Kleandros’ face lit up when he returned with the scrolls and saw the money. “Splendid!” he said, scooping up the aurei. “I’m glad you brought what money you needed with you; waiting is hard on the nerves.” He studied the coins intently, so much so that Alvarez began to worry. Perhaps noticing the time traveler watching him, the doctor grinned and said, “It’s amazing how much more handsome an emperor’s face is when you see it on gold.”
“True,” Mark said, and he grinned back. For the first time he got a hint of his partner’s point of view; Kleandros didn’t seem like a bad fellow, for a savage.
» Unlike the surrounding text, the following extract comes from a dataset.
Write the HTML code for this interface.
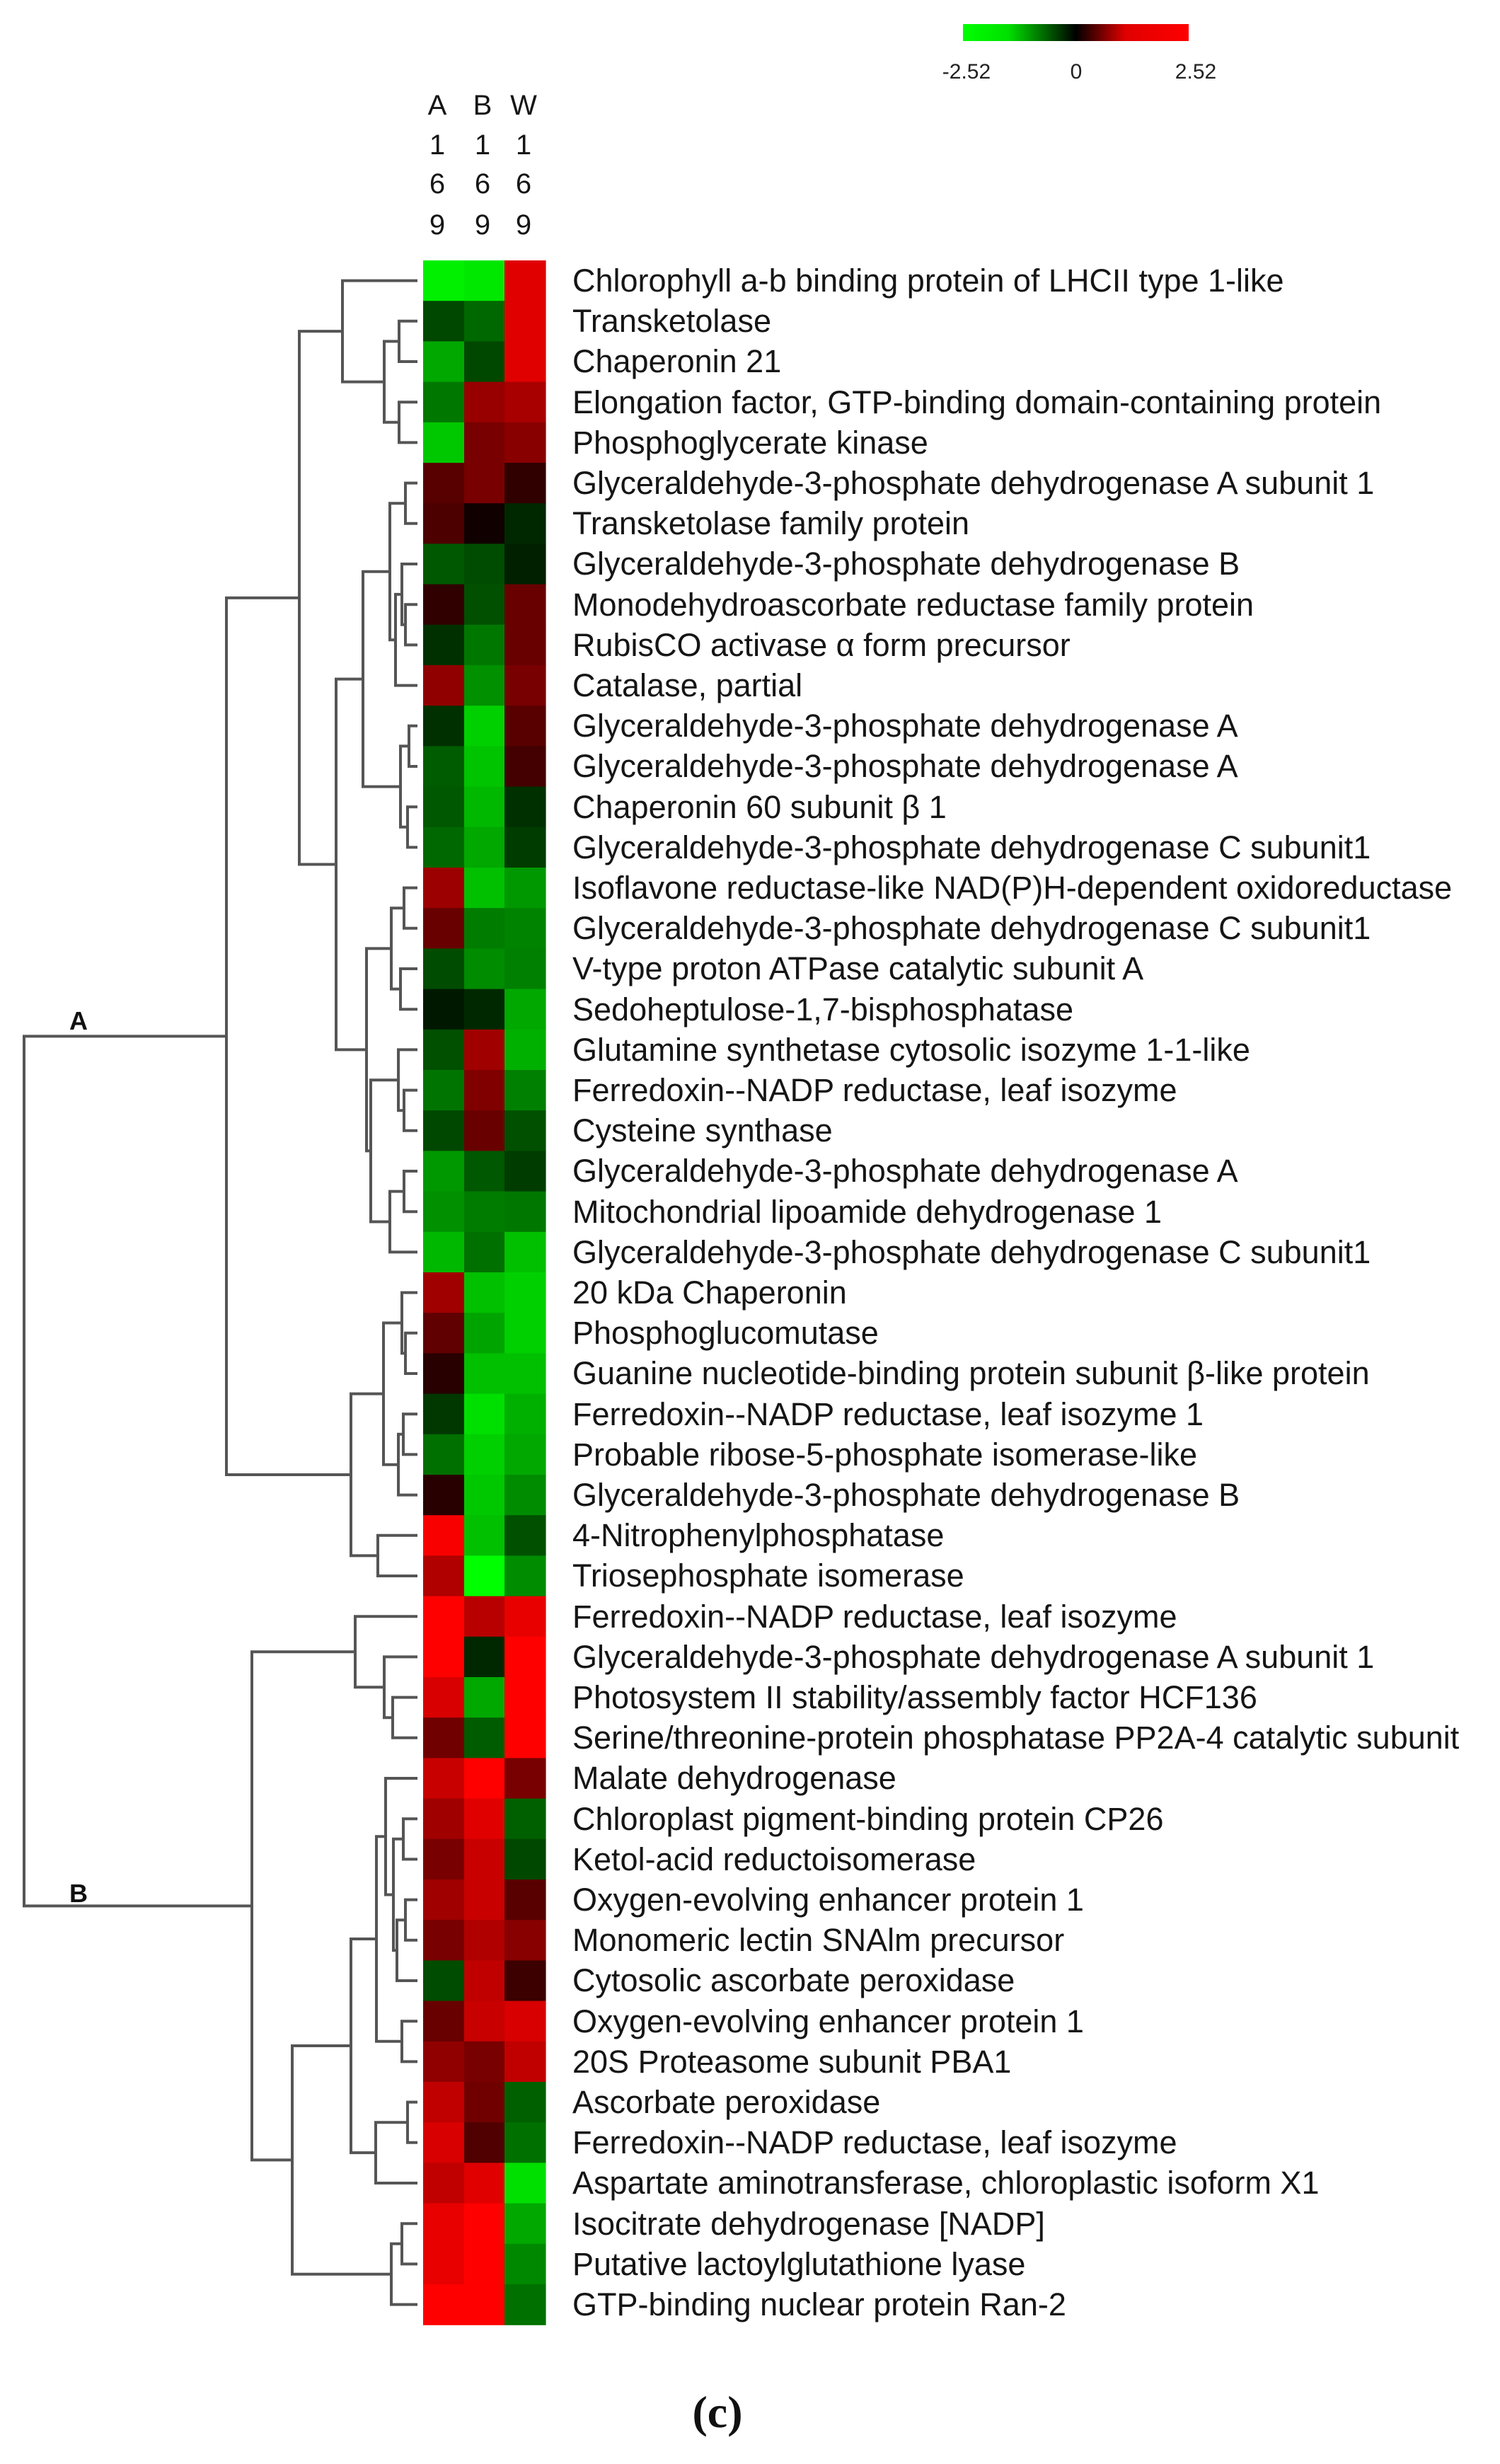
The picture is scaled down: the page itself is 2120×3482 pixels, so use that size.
<!DOCTYPE html>
<html><head><meta charset="utf-8"><style>
html,body{margin:0;padding:0;background:#fff;}
svg{display:block;}
.lb{font-family:"Liberation Sans",sans-serif;font-size:45px;fill:#151515;}
.hd{font-family:"Liberation Sans",sans-serif;font-size:40px;fill:#151515;text-anchor:middle;}
.cb{font-family:"Liberation Sans",sans-serif;font-size:30px;fill:#222;text-anchor:middle;}
</style></head><body>
<svg id="s" width="2120" height="3482" viewBox="0 0 2120 3482" xmlns="http://www.w3.org/2000/svg">
<defs><linearGradient id="g" x1="0" x2="1" y1="0" y2="0">
<stop offset="0" stop-color="#00ff00"/><stop offset="0.2" stop-color="#00e000"/><stop offset="0.5" stop-color="#000"/><stop offset="0.72" stop-color="#e00000"/><stop offset="1" stop-color="#ff0000"/></linearGradient></defs>
<rect x="1361" y="34" width="319" height="24" fill="url(#g)"/>
<text class="cb" x="1366" y="111">-2.52</text>
<text class="cb" x="1521" y="111">0</text>
<text class="cb" x="1690" y="111">2.52</text>
<g class="hd">
<text x="618" y="162">A</text><text x="682" y="162">B</text><text x="740" y="162">W</text>
<text x="618" y="218">1</text><text x="682" y="218">1</text><text x="740" y="218">1</text>
<text x="618" y="273">6</text><text x="682" y="273">6</text><text x="740" y="273">6</text>
<text x="618" y="331">9</text><text x="682" y="331">9</text><text x="740" y="331">9</text>
</g>
<g id="heat"></g>
<g id="dend" stroke="#555" stroke-width="4" fill="none"></g>
<text x="111" y="1455" font-family="Liberation Sans,sans-serif" font-weight="bold" font-size="36" text-anchor="middle" fill="#111">A</text>
<text x="111" y="2688" font-family="Liberation Sans,sans-serif" font-weight="bold" font-size="36" text-anchor="middle" fill="#111">B</text>
<g class="lb" transform="translate(0,2)">
<text x="809" y="410">Chlorophyll a-b binding protein of LHCII type 1-like</text>
<text x="809" y="467">Transketolase</text>
<text x="809" y="524">Chaperonin 21</text>
<text x="809" y="582">Elongation factor, GTP-binding domain-containing protein</text>
<text x="809" y="639">Phosphoglycerate kinase</text>
<text x="809" y="696">Glyceraldehyde-3-phosphate dehydrogenase A subunit 1</text>
<text x="809" y="753">Transketolase family protein</text>
<text x="809" y="810">Glyceraldehyde-3-phosphate dehydrogenase B</text>
<text x="809" y="868">Monodehydroascorbate reductase family protein</text>
<text x="809" y="925">RubisCO activase α form precursor</text>
<text x="809" y="982">Catalase, partial</text>
<text x="809" y="1039">Glyceraldehyde-3-phosphate dehydrogenase A</text>
<text x="809" y="1096">Glyceraldehyde-3-phosphate dehydrogenase A</text>
<text x="809" y="1154">Chaperonin 60 subunit β 1</text>
<text x="809" y="1211">Glyceraldehyde-3-phosphate dehydrogenase C subunit1</text>
<text x="809" y="1268">Isoflavone reductase-like NAD(P)H-dependent oxidoreductase</text>
<text x="809" y="1325">Glyceraldehyde-3-phosphate dehydrogenase C subunit1</text>
<text x="809" y="1382">V-type proton ATPase catalytic subunit A</text>
<text x="809" y="1440">Sedoheptulose-1,7-bisphosphatase</text>
<text x="809" y="1497">Glutamine synthetase cytosolic isozyme 1-1-like</text>
<text x="809" y="1554">Ferredoxin--NADP reductase, leaf isozyme</text>
<text x="809" y="1611">Cysteine synthase</text>
<text x="809" y="1668">Glyceraldehyde-3-phosphate dehydrogenase A</text>
<text x="809" y="1726">Mitochondrial lipoamide dehydrogenase 1</text>
<text x="809" y="1783">Glyceraldehyde-3-phosphate dehydrogenase C subunit1</text>
<text x="809" y="1840">20 kDa Chaperonin</text>
<text x="809" y="1897">Phosphoglucomutase</text>
<text x="809" y="1954">Guanine nucleotide-binding protein subunit β-like protein</text>
<text x="809" y="2012">Ferredoxin--NADP reductase, leaf isozyme 1</text>
<text x="809" y="2069">Probable ribose-5-phosphate isomerase-like</text>
<text x="809" y="2126">Glyceraldehyde-3-phosphate dehydrogenase B</text>
<text x="809" y="2183">4-Nitrophenylphosphatase</text>
<text x="809" y="2240">Triosephosphate isomerase</text>
<text x="809" y="2298">Ferredoxin--NADP reductase, leaf isozyme</text>
<text x="809" y="2355">Glyceraldehyde-3-phosphate dehydrogenase A subunit 1</text>
<text x="809" y="2412">Photosystem II stability/assembly factor HCF136</text>
<text x="809" y="2469">Serine/threonine-protein phosphatase PP2A-4 catalytic subunit</text>
<text x="809" y="2526">Malate dehydrogenase</text>
<text x="809" y="2584">Chloroplast pigment-binding protein CP26</text>
<text x="809" y="2641">Ketol-acid reductoisomerase</text>
<text x="809" y="2698">Oxygen-evolving enhancer protein 1</text>
<text x="809" y="2755">Monomeric lectin SNAlm precursor</text>
<text x="809" y="2812">Cytosolic ascorbate peroxidase</text>
<text x="809" y="2870">Oxygen-evolving enhancer protein 1</text>
<text x="809" y="2927">20S Proteasome subunit PBA1</text>
<text x="809" y="2984">Ascorbate peroxidase</text>
<text x="809" y="3041">Ferredoxin--NADP reductase, leaf isozyme</text>
<text x="809" y="3098">Aspartate aminotransferase, chloroplastic isoform X1</text>
<text x="809" y="3156">Isocitrate dehydrogenase [NADP]</text>
<text x="809" y="3213">Putative lactoylglutathione lyase</text>
<text x="809" y="3270">GTP-binding nuclear protein Ran-2</text>
</g>
<text x="1014" y="3430" font-family="Liberation Serif,serif" font-weight="bold" font-size="64" text-anchor="middle" fill="#111">(c)</text>
</svg>
<script>
var C=[["00f000","00e800","e00000"],["004800","006800","e00000"],["00a800","004800","e00000"],["007800","980000","a80000"],["00c800","780000","880000"],
["580000","780000","300000"],["4c0000","100000","002800"],["005800","004c00","002000"],["300000","005000","680000"],["003000","007800","680000"],
["900000","009000","780000"],["003000","00d000","580000"],["005c00","00c400","440000"],["005800","00b800","003000"],["006800","00a800","003c00"],
["9c0000","00c000","009800"],["680000","007c00","008400"],["004c00","008c00","008000"],["001800","002800","00a800"],["005000","a00000","00b000"],
["007400","800000","008000"],["004800","680000","005000"],["009800","005800","003c00"],["009000","007c00","007800"],["00b800","007000","00c000"],
["a00000","00c000","00d000"],["600000","00a400","00d000"],["280000","00c000","00c000"],["003800","00e000","00b000"],["007000","00d000","00a800"],
["280000","00c800","008c00"],["f80000","00c000","005000"],["b00000","00ff00","008c00"],["ff0000","b80000","e80000"],["ff0000","002800","ff0000"],
["d80000","00a800","ff0000"],["700000","005c00","ff0000"],["c80000","ff0000","780000"],["a00000","e00000","006000"],["780000","c80000","004800"],
["a00000","c80000","580000"],["780000","b00000","880000"],["004c00","c00000","3c0000"],["680000","c80000","d80000"],["900000","780000","c00000"],
["c00000","700000","006000"],["d80000","500000","007000"],["c00000","e00000","00e000"],["e80000","ff0000","00a800"],["e80000","ff0000","008800"],["ff0000","ff0000","007000"]];
var NS="http://www.w3.org/2000/svg",H=57.2,T0=368,xs=[598,656,713,771];
var h=document.getElementById("heat");
for(var i=0;i<C.length;i++)for(var j=0;j<3;j++){var r=document.createElementNS(NS,"rect");
r.setAttribute("x",xs[j]);r.setAttribute("y",T0+H*i);r.setAttribute("width",xs[j+1]-xs[j]+0.6);r.setAttribute("height",H+0.6);r.setAttribute("fill","#"+C[i][j]);h.appendChild(r);}
var A1=[423,[484,0,[543,[564,1,2],[564,3,4]]],[475,[513,[551,[573,5,6],[559,[568,7,[573,8,9]],10]],[566,[578,11,12],[576,13,14]]],[518,[553,[571,15,16],[566,17,18]],[524,[563,19,[571,20,21]],[551,[571,22,23],24]]]]];
var A2=[496,[542,[568,25,[573,26,27]],[563,[570,28,29],30]],[534,31,32]];
var B=[356,[502,33,[543,34,[555,35,36]]],[413,[496,[532,[545,37,[556,[570,38,39],[561,[573,40,41],42]]],[568,43,44]],[531,[576,45,46],47]],[553,[568,48,49],50]]];
var TR=[34,[320,A1,A2],B];
var d="",LX=590;
function w(n){if(typeof n=="number")return{x:LX,y:T0+H*(n+0.5)};
var a=w(n[1]),b=w(n[2]),x=n[0];
d+="M"+a.x+" "+a.y+"H"+x+"V"+b.y+"H"+b.x;return{x:x,y:(a.y+b.y)/2};}
w(TR);
var p=document.createElementNS(NS,"path");p.setAttribute("d",d);document.getElementById("dend").appendChild(p);
</script>
</body></html>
The doctor idly flipped a goldpiece in the air once, twice, three times.
Lou had been reading the work Kleandros had given him. At first his grin had been as wide as the Greek’s, but little by little it fell from his face, replaced first by puzzlement and then by anger. “What are you trying to palm off on us?” he demanded of Kleandros. “This is not Hieronymos of Kardia’s history; it’s the work of Diodoros of Sicily, who borrowed from him.”
Alvarez’s newfound liking for Kleandros flickered and blew out. Muscles bunched in his arms as he rose. If this downtime dimbulb was trying to cheat them, he was going to remember it for the rest of his life.
A crash behind him made him whirl, hand darting for his gun. Half a dozen fully armored Romans had burst from their concealment within Kleandros’ house and were rushing him, swords drawn, faces grim over their shields. Lou screamed in terror and started to run. Barking an oath, Alvarez snapped off a quick shot. It went wild. Before he could fire again, Kleandros seized his arm and dragged it down. Desperate now, Alvarez smashed at the doctor with his left fist. Kleandros fell with a groan, but by then the soldiers were on the time traveler. A sword knocked the gun from his hand. It flew spinning into the flowers. Punching and kicking to the last, he was borne to the ground and trussed like a hog on the way to the slaughterhouse. Lou Muller got the same treatment; a magnificent flying tackle had brought him down just inside Kleandros’ front door.